Kalau yang dengan VR, binaural, itu malah mungkin untuk karya-karya konvensional, yang ditransfer ke media yang itu. Misanya saya lihat 3D VR lukisannya Dali itu bagus banget itu. Rasanya kan, wah, masuk dalam lukisan. Kayaknya itu bisa menarik. Dan itu juga bagus banget proyek kayak gitu, karena membawa orang bukan hanya ke dalam lukisan, tapi ke lukisan di abad lampau. Itu kan asik banget, gitu lho. Bisa mengatasi ruang, waktu, terus dua dimensional jadi hidup, masuk ke tiga dimensional, menjelajah waktu… itu potensinya gede, lho. terus, galerinya saya bayangkan juga dalam ruang yang audionya binaural.
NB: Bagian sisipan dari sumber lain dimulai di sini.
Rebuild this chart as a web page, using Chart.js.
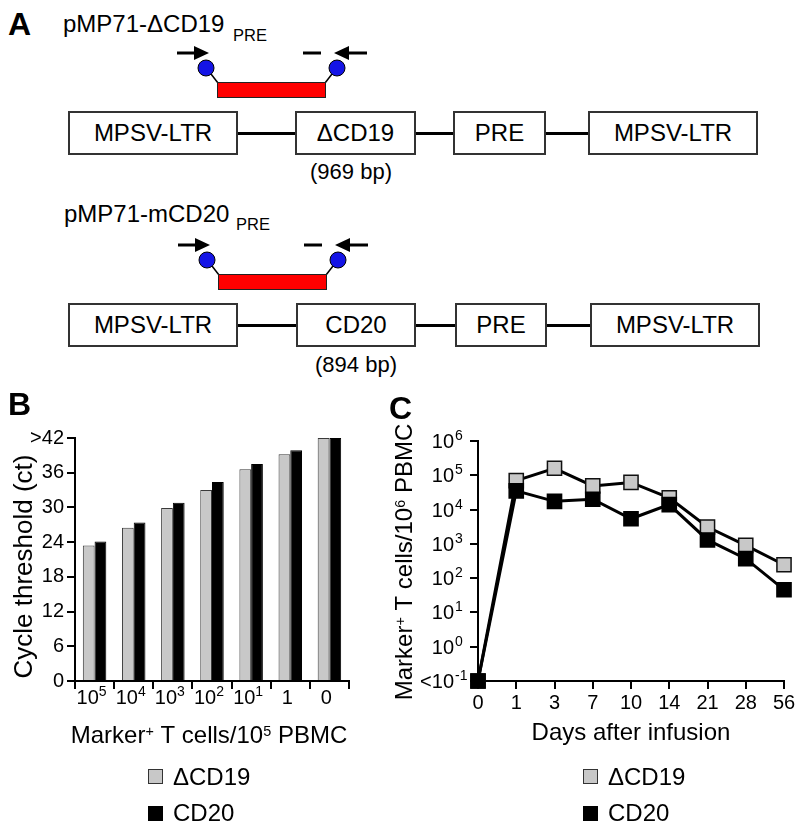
<!DOCTYPE html>
<html><head><meta charset="utf-8">
<script src="https://cdn.jsdelivr.net/npm/chart.js@4.4.1/dist/chart.umd.min.js"></script>
<style>
html,body{margin:0;padding:0;background:#fff;}
#fig{position:relative;width:800px;height:828px;overflow:hidden;font-family:'Liberation Sans',Arial,Helvetica,sans-serif;color:#000;background:#fff;}
.t{position:absolute;white-space:nowrap;line-height:1;}
.box{position:absolute;box-sizing:border-box;border:2px solid #333;display:flex;align-items:center;justify-content:center;font-size:24px;line-height:1;background:#fff;}
.hl{position:absolute;height:3px;background:#000;}
.lbl{position:absolute;font-weight:bold;font-size:32px;line-height:1;}
.sq{position:absolute;width:15px;height:15px;box-sizing:border-box;border:1px solid #333;}
canvas{position:absolute;}
</style></head>
<body>
<div id="fig">
  <!-- Panel A -->
  <div class="lbl" style="left:8px;top:8px;">A</div>
  <div class="t" style="left:63px;top:12px;font-size:24px;">pMP71-ΔCD19</div>
  <div class="t" style="left:233px;top:27px;font-size:16.5px;">PRE</div>
  <div class="t" style="left:64px;top:202px;font-size:24px;">pMP71-mCD20</div>
  <div class="t" style="left:236px;top:216px;font-size:16.5px;">PRE</div>

  <svg width="800" height="400" style="position:absolute;left:0;top:0">
    <g id="prim1">
      <line x1="177" y1="53" x2="197" y2="53" stroke="#000" stroke-width="3"/>
      <polygon points="194,46 209,53 194,60" fill="#000"/>
      <line x1="303" y1="53" x2="321" y2="53" stroke="#000" stroke-width="3"/>
      <polygon points="349,46 334,53 349,60" fill="#000"/>
      <line x1="347" y1="53" x2="367" y2="53" stroke="#000" stroke-width="3"/>
      <line x1="211" y1="74" x2="218" y2="83" stroke="#000" stroke-width="1.5"/>
      <line x1="332" y1="74" x2="325" y2="83" stroke="#000" stroke-width="1.5"/>
      <circle cx="206" cy="68" r="8" fill="#1414e6" stroke="#000" stroke-width="1"/>
      <circle cx="337" cy="68" r="8" fill="#1414e6" stroke="#000" stroke-width="1"/>
      <rect x="217.5" y="82.5" width="108" height="15" fill="#ff0000" stroke="#222" stroke-width="1"/>
    </g>
    <use href="#prim1" transform="translate(1,192)"/>
  </svg>

  <div class="hl" style="left:238px;top:132px;width:57px;"></div>
  <div class="hl" style="left:416px;top:132px;width:37px;"></div>
  <div class="hl" style="left:546px;top:132px;width:42px;"></div>
  <div class="box" style="left:68px;top:111px;width:170px;height:44px;">MPSV-LTR</div>
  <div class="box" style="left:295px;top:111px;width:121px;height:44px;">ΔCD19</div>
  <div class="box" style="left:453px;top:111px;width:93px;height:44px;">PRE</div>
  <div class="box" style="left:588px;top:111px;width:170px;height:44px;">MPSV-LTR</div>
  <div class="t" style="left:251px;top:161px;width:200px;text-align:center;font-size:22px;">(969 bp)</div>

  <div class="hl" style="left:238px;top:324px;width:58px;"></div>
  <div class="hl" style="left:416px;top:324px;width:39px;"></div>
  <div class="hl" style="left:547px;top:324px;width:44px;"></div>
  <div class="box" style="left:68px;top:303px;width:170px;height:44px;">MPSV-LTR</div>
  <div class="box" style="left:296px;top:303px;width:120px;height:44px;">CD20</div>
  <div class="box" style="left:455px;top:303px;width:92px;height:44px;">PRE</div>
  <div class="box" style="left:590px;top:303px;width:170px;height:44px;">MPSV-LTR</div>
  <div class="t" style="left:256px;top:354px;width:200px;text-align:center;font-size:22px;">(894 bp)</div>

  <!-- Panel B / C charts -->
  <canvas id="chartB" width="370" height="448" style="left:0;top:380px;"></canvas>
  <canvas id="chartC" width="430" height="448" style="left:370px;top:380px;"></canvas>
  <div class="lbl" style="left:8px;top:388px;">B</div>
  <div class="lbl" style="left:389px;top:392px;">C</div>

  <!-- Legends -->
  <div class="sq" style="left:148px;top:769px;background:#c8c8c8;"></div>
  <div class="t" style="left:173px;top:765px;font-size:24px;" id="lgB0"></div>
  <div class="sq" style="left:148px;top:806px;background:#000;border-color:#000;"></div>
  <div class="t" style="left:173px;top:801px;font-size:24px;" id="lgB1"></div>
  <div class="sq" style="left:583px;top:769px;background:#c8c8c8;"></div>
  <div class="t" style="left:608px;top:765px;font-size:24px;" id="lgC0"></div>
  <div class="sq" style="left:583px;top:806px;background:#000;border-color:#000;"></div>
  <div class="t" style="left:608px;top:801px;font-size:24px;" id="lgC1"></div>
</div>

<script>
// ---------- data ----------
const seriesNames = ['ΔCD19', 'CD20'];

// Panel B
const bCategories = ['10^5', '10^4', '10^3', '10^2', '10^1', '1', '0'];
const bTickBase = ['10', '10', '10', '10', '10', '1', '0'];
const bTickExp = ['5', '4', '3', '2', '1', '', ''];
const ctDeltaCD19 = [23.4, 26.5, 29.9, 33.0, 36.6, 39.2, 42];
const ctCD20 = [24.1, 27.4, 30.8, 34.4, 37.5, 39.9, 42];
const ctTicks = [0, 6, 12, 18, 24, 30, 36, 42];
const ctTickLabels = ['0', '6', '12', '18', '24', '30', '36', '>42'];

// Panel C
const days = ['0', '1', '3', '7', '10', '14', '21', '28', '56'];
const cellsDeltaCD19 = [0.1, 70000, 160000, 49000, 62000, 22000, 3100, 900, 246];
const cellsCD20 = [0.1, 35000, 17400, 20000, 5400, 14000, 1300, 370, 46];
const logTicks = [0.1, 1, 10, 100, 1000, 10000, 100000, 1000000];
const logTickBase = ['<10', '10', '10', '10', '10', '10', '10', '10'];
const logTickExp = ['-1', '0', '1', '2', '3', '4', '5', '6'];

const GRAY = '#c8c8c8';
const FAM = "'Liberation Sans', Arial, Helvetica, sans-serif";

document.getElementById('lgB0').textContent = seriesNames[0];
document.getElementById('lgB1').textContent = seriesNames[1];
document.getElementById('lgC0').textContent = seriesNames[0];
document.getElementById('lgC1').textContent = seriesNames[1];

function drawRich(ctx, parts, x, y, size, align, supScale, supRaise) {
  const bf = size + 'px ' + FAM, sf = (size * supScale) + 'px ' + FAM;
  let w = 0; const ws = [];
  for (const [t, s] of parts) { ctx.font = s ? sf : bf; const m = ctx.measureText(t).width; ws.push(m); w += m; }
  let cx = align === 'center' ? x - w / 2 : (align === 'right' ? x - w : x);
  ctx.textAlign = 'left'; ctx.textBaseline = 'alphabetic';
  parts.forEach(([t, s], i) => { ctx.font = s ? sf : bf; ctx.fillText(t, cx, s ? y - size * supRaise : y); cx += ws[i]; });
}

const axisGrid = { display: true, drawOnChartArea: false, color: '#000', lineWidth: 2, tickLength: 8 };
const axisBorder = { display: true, color: '#000', width: 2 };

// ---------- Chart B ----------
const bText = {
  id: 'bText',
  afterDraw(chart) {
    const ctx = chart.ctx, xs = chart.scales.x, ys = chart.scales.y;
    ctx.save();
    ctx.fillStyle = '#000';
    for (let i = 0; i < bCategories.length; i++) {
      const parts = [[bTickBase[i], 0]];
      if (bTickExp[i]) parts.push([bTickExp[i], 1]);
      drawRich(ctx, parts, xs.getPixelForValue(i) - 3, ys.bottom + 23, 20, 'center', 0.7, 0.42);
    }
    drawRich(ctx, [['Marker', 0], ['+', 1], [' T cells/10', 0], ['5', 1], [' PBMC', 0]],
      (xs.left + xs.right) / 2 - 3, ys.bottom + 62, 24, 'center', 0.6, 0.28);
    ctx.translate(32, (ys.top + ys.bottom) / 2 + 7);
    ctx.rotate(-Math.PI / 2);
    drawRich(ctx, [['Cycle threshold (ct)', 0]], 0, 0, 26, 'center', 0.6, 0.3);
    ctx.restore();
  }
};

new Chart(document.getElementById('chartB'), {
  type: 'bar',
  data: {
    labels: bCategories,
    datasets: [
      { label: seriesNames[0], data: ctDeltaCD19, backgroundColor: GRAY, borderColor: '#3a3a3a', borderWidth: 1, categoryPercentage: 0.6, barPercentage: 1.0 },
      { label: seriesNames[1], data: ctCD20, backgroundColor: '#000', borderColor: '#000', borderWidth: 1, categoryPercentage: 0.6, barPercentage: 1.0 }
    ]
  },
  options: {
    responsive: false, animation: false, devicePixelRatio: 1,
    layout: { padding: { left: 0, right: 21, top: 58, bottom: 0 } },
    plugins: { legend: { display: false }, tooltip: { enabled: false } },
    scales: {
      x: {
        grid: Object.assign({}, axisGrid, { offset: true }),
        border: axisBorder,
        ticks: { display: false },
        afterFit(s) { s.height = 147; }
      },
      y: {
        min: 0, max: 42,
        afterBuildTicks(s) { s.ticks = ctTicks.map(v => ({ value: v })); },
        ticks: {
          callback: (v) => ctTickLabels[ctTicks.indexOf(v)],
          font: { size: 20, family: FAM }, color: '#000', padding: 3
        },
        grid: axisGrid,
        border: axisBorder,
        afterFit(s) { s.width = 75; }
      }
    }
  },
  plugins: [bText]
});

// ---------- Chart C ----------
const cText = {
  id: 'cText',
  afterDraw(chart) {
    const ctx = chart.ctx, xs = chart.scales.x, ys = chart.scales.y;
    ctx.save();
    ctx.fillStyle = '#000';
    ctx.font = '20px ' + FAM; ctx.textAlign = 'center'; ctx.textBaseline = 'alphabetic';
    days.forEach((d, i) => ctx.fillText(d, xs.getPixelForValue(i), ys.bottom + 28));
    logTicks.forEach((v, i) => {
      const y = ys.getPixelForValue(v);
      const bx = xs.left - 24;
      ctx.font = '20px ' + FAM; ctx.textAlign = 'right';
      ctx.fillText(logTickBase[i], bx, y + 7);
      ctx.font = '14px ' + FAM; ctx.textAlign = 'left';
      ctx.fillText(logTickExp[i], bx + 1, y + 7 - 8);
    });
    drawRich(ctx, [['Days after infusion', 0]], (xs.left + xs.right) / 2, ys.bottom + 59, 24, 'center', 0.6, 0.3);
    ctx.translate(42, (ys.top + ys.bottom) / 2 + 1);
    ctx.rotate(-Math.PI / 2);
    drawRich(ctx, [['Marker', 0], ['+', 1], [' T cells/10', 0], ['6', 1], [' PBMC', 0]], 0, 0, 24, 'center', 0.6, 0.28);
    ctx.restore();
  }
};

new Chart(document.getElementById('chartC'), {
  type: 'line',
  data: {
    labels: days,
    datasets: [
      { label: seriesNames[0], data: cellsDeltaCD19, borderColor: '#000', borderWidth: 3, tension: 0,
        pointStyle: 'rect', pointRadius: 10, pointBackgroundColor: GRAY, pointBorderColor: '#111', pointBorderWidth: 1.5, order: 2, clip: false },
      { label: seriesNames[1], data: cellsCD20, borderColor: '#000', borderWidth: 3, tension: 0,
        pointStyle: 'rect', pointRadius: 10, pointBackgroundColor: '#000', pointBorderColor: '#000', pointBorderWidth: 1.5, order: 1, clip: false }
    ]
  },
  options: {
    responsive: false, animation: false, devicePixelRatio: 1,
    layout: { padding: { left: 0, right: 16, top: 61, bottom: 0 } },
    plugins: { legend: { display: false }, tooltip: { enabled: false } },
    scales: {
      x: {
        offset: false,
        grid: Object.assign({}, axisGrid, { offset: false }),
        border: axisBorder,
        ticks: { display: false },
        afterFit(s) { s.height = 147; }
      },
      y: {
        type: 'logarithmic', min: 0.1, max: 1000000,
        afterBuildTicks(s) { s.ticks = logTicks.map(v => ({ value: v })); },
        ticks: { display: false },
        grid: axisGrid,
        border: axisBorder,
        afterFit(s) { s.width = 108; }
      }
    }
  },
  plugins: [cText]
});
</script>
</body></html>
Itu mungkin galeri ke depan kayak gitu, ya. Model galeri yang begitu, nggak cuma karya konvensional yang digantung di dinding. Itu keren sih. Terus ruang itu juga bisa dimanipulasi jadi hadir di layar, jadi hidup. Keren, kalo anak-anak muda sekarang proyeknya apa, mestinya keren.